Pierre Clastres, Tabu alimentare, obbligo di scambio e legame sociale presso i Guayaki

by gabriella
cacciatore Guayaki

cacciatore Guayaki

In questo passo di Interdit alimentaire, échange contraint, et lien social chez les Guayaki – ora in La socièté contre l’état, 1974 – Clastres spiega il legame tra il divieto posto ai cacciatori di mangiare le proprie prede, l’obbligo universale di dono e la costruzione del legame sociale presso la società tradizionale del Guayaki [traduzione mia, testo originale in coda].

Per il cacciatore Aché c’è un tabù alimentare che gli impedisce formalmente di consumare la carne delle proprie prede:

baï jyvombré ja uéméré : « è vietato mangiare gli animali che noi stessi abbiamo cacciato»,

così che quando un uomo arriva al villaggio, egli condivida il risultato della caccia con la sua famiglia (moglie e figli) e gli altri membri del gruppo di caccia; naturalmente, egli non assaggerà la carne preparata da sua moglie. Ora, come si è visto, la selvaggina occupa il posto più importante nell’alimentazione dei Guayaki. Ne risulta che ogni uomo passa la propria vita a cacciare per gli altri e a ricevere da questi il proprio cibo. Questa proibizione è strettamente rispettata, persino dai ragazzi non iniziati quando uccidono degli uccelli.

Una delle conseguenze più importanti è che impedisce di fatto [1] la dispersione degli indios in famiglie nucleari: l’uomo morirebbe di fame, a meno di rinunciare al tabù. Bisogna dunque spostarsi in gruppo. I Guayaki, per renderne conto, affermano che mangiare gli animali uccisi con le proprie mani è il modo più sicuro di attirarsi il maleficio.
Questo superiore timore dei cacciatori basta a imporre il rispetto che essa fonda: se si vuole continuare a uccidere degli animali, non bisogna mangiarli.
La teoria indigena fa leva semplicemente sull’idea che la congiunzione tra il cacciatore e gli animali morti, sul piano del consumo, implichi una disgiunzione tra il cacciatore e gli animali vivi, sul piano della produzione.
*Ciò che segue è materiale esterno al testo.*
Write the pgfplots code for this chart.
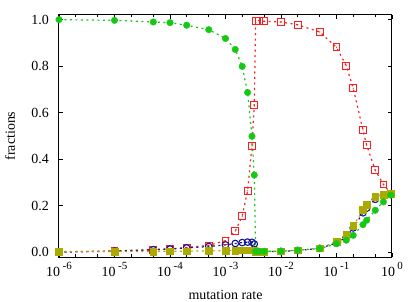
\documentclass[border=0pt]{standalone}
\usepackage{fontspec}
\setmainfont{Liberation Serif}
\usepackage{pgfplots}
\pgfplotsset{compat=1.18}
\definecolor{cgreen}{RGB}{20,200,20}
\definecolor{cred}{RGB}{250,30,30}
\definecolor{cblue}{RGB}{20,20,150}
\definecolor{colive}{RGB}{170,170,0}
\newcommand\tp[1]{10\hspace{2.5bp}\raisebox{7.5bp}{\fontsize{11}{11}\selectfont #1}}
\pgfdeclareplotmark{sqdot}{%
  \pgfpathrectangle{\pgfqpoint{-\pgfplotmarksize}{-\pgfplotmarksize}}{\pgfqpoint{2\pgfplotmarksize}{2\pgfplotmarksize}}%
  \pgfusepathqstroke
  \pgfpathcircle{\pgfpointorigin}{0.6bp}%
  \pgfusepathqfill}
\begin{document}
\begin{tikzpicture}
\useasboundingbox (-59bp,-45bp) rectangle (350bp,257bp);
\begin{axis}[
  at={(0,0)}, anchor=south west,
  scale only axis, width=333bp, height=242bp,
  xmode=log, xmin=1e-6, xmax=1, ymin=-0.02, ymax=1.02,
  xtick={1e-6,1e-5,1e-4,1e-3,1e-2,1e-1,1},
  xticklabels={\tp{-6},\tp{-5},\tp{-4},\tp{-3},\tp{-2},\tp{-1},\tp{0}},
  minor xtick={2e-6,5e-6,2e-5,5e-5,2e-4,5e-4,2e-3,5e-3,2e-2,5e-2,2e-1,5e-1},
  ytick={0,0.2,0.4,0.6,0.8,1.0},
  yticklabel style={/pgf/number format/fixed, /pgf/number format/fixed zerofill, /pgf/number format/precision=1, /pgf/number format/assume math mode=true, inner sep=0pt, anchor=east, xshift=-10bp},
  tick label style={font=\fontsize{14}{16}\selectfont},
  xticklabel style={inner sep=0pt, anchor=base, yshift=-19.7bp},
  tick align=inside, major tick length=4bp, minor tick length=2.5bp,
  tick style={black, line width=0.8bp},
  axis line style={line width=1bp},
  xlabel={mutation rate}, ylabel={fractions},
  every axis x label/.style={at={(axis description cs:0.5,0)}, anchor=base, yshift=-42bp, font=\fontsize{14}{16}\selectfont},
  every axis y label/.style={at={(axis description cs:0,0.5)}, xshift=-44bp, rotate=90, anchor=base, font=\fontsize{14}{16}\selectfont},
  every axis plot/.append style={line width=1.2bp, dash pattern=on 2bp off 3.5bp},
]
% red
\addplot[color=cred, mark=sqdot, mark size=3.4bp, mark options={solid, line width=0.9bp, fill=cred}] coordinates {
(1e-6,0.002) (1e-5,0.006) (5e-5,0.012) (1e-4,0.015) (2e-4,0.021) (5e-4,0.030)
(1e-3,0.050) (1.5e-3,0.092) (2e-3,0.155) (2.5e-3,0.264) (3e-3,0.457) (3.3e-3,0.634)
(3.5e-3,0.996) (4e-3,0.996) (5e-3,0.993) (1e-2,0.990) (2e-2,0.978) (5e-2,0.947)
(0.1,0.881) (0.15,0.802) (0.2,0.705) (0.3,0.526) (0.35,0.460) (0.5,0.353) (0.7,0.292) (0.95,0.253)
};
% blue
\addplot[color=cblue, mark=o, mark size=3.3bp, mark options={solid, line width=1.1bp}] coordinates {
(1e-6,0.001) (1e-5,0.005) (5e-5,0.011) (1e-4,0.014) (2e-4,0.019) (5e-4,0.025)
(1e-3,0.032) (1.5e-3,0.038) (2e-3,0.042) (2.5e-3,0.044) (3e-3,0.043) (3.3e-3,0.036)
(3.5e-3,0.003) (4e-3,0.003) (5e-3,0.003) (1e-2,0.004) (2e-2,0.008) (5e-2,0.017)
(0.1,0.040) (0.15,0.065) (0.2,0.105) (0.3,0.170) (0.35,0.190) (0.5,0.228) (0.7,0.245) (0.95,0.251)
};
% olive
\addplot[color=colive, mark=square*, mark size=3.4bp, mark options={solid, line width=0.5bp}] coordinates {
(1e-6,0.003) (1e-5,0.004) (5e-5,0.004) (1e-4,0.005) (2e-4,0.005) (5e-4,0.006)
(1e-3,0.007) (1.5e-3,0.008) (2e-3,0.009) (2.5e-3,0.009) (3e-3,0.009) (3.3e-3,0.009)
(3.5e-3,0.004) (4e-3,0.004) (5e-3,0.004) (1e-2,0.005) (2e-2,0.009) (5e-2,0.018)
(0.1,0.046) (0.15,0.075) (0.2,0.113) (0.3,0.182) (0.35,0.203) (0.5,0.238) (0.7,0.247) (0.95,0.252)
};
% green
\addplot[color=cgreen, mark=*, mark size=3.3bp, mark options={solid, line width=0.3bp}] coordinates {
(1e-6,1.0) (1e-5,0.997) (5e-5,0.990) (1e-4,0.987) (2e-4,0.976) (5e-4,0.957)
(1e-3,0.919) (1.5e-3,0.872) (2e-3,0.799) (2.5e-3,0.687) (3e-3,0.499) (3.3e-3,0.332)
(3.5e-3,0.004) (4e-3,0.004) (5e-3,0.004) (1e-2,0.005) (2e-2,0.009) (5e-2,0.016)
(0.1,0.037) (0.15,0.052) (0.2,0.073) (0.3,0.119) (0.35,0.138) (0.5,0.181) (0.7,0.217) (0.95,0.246)
};
\end{axis}
\end{tikzpicture}
\end{document}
In realtà, questa proibizione alimentare possiede anche un valore positivo, in quanto opera come un principio strutturante che fonda la società guayaki come tale. Stabilendo una relazione negativa tra ogni cacciatore e il prodotto della propria caccia, essa mette tutti gli uomini nella stessa posizione l’uno in rapporto agli altri, e la reciprocità del dono di cibo si rivela così non soltanto possibile, ma necessaria: ogni cacciatore è allo stesso tempo donatore e ricevente di carne.

Il tabù sulla selvaggina appare così come l’atto fondativo della scambio di cibo presso i Guayaki, vale a dire come il fondamento stesso della loro società. […] Esso costringe l’individuo a separarsi dalla propria selvaggina, lo obbliga a contare sugli altri, permettendo così al legame sociale di stringersi in maniera definitiva, l’indipendenza dei cacciatori garantisce la solidità e la permanenza di questo legame, e la società guadagna in forza ciò che l’individuo perde in autonomia.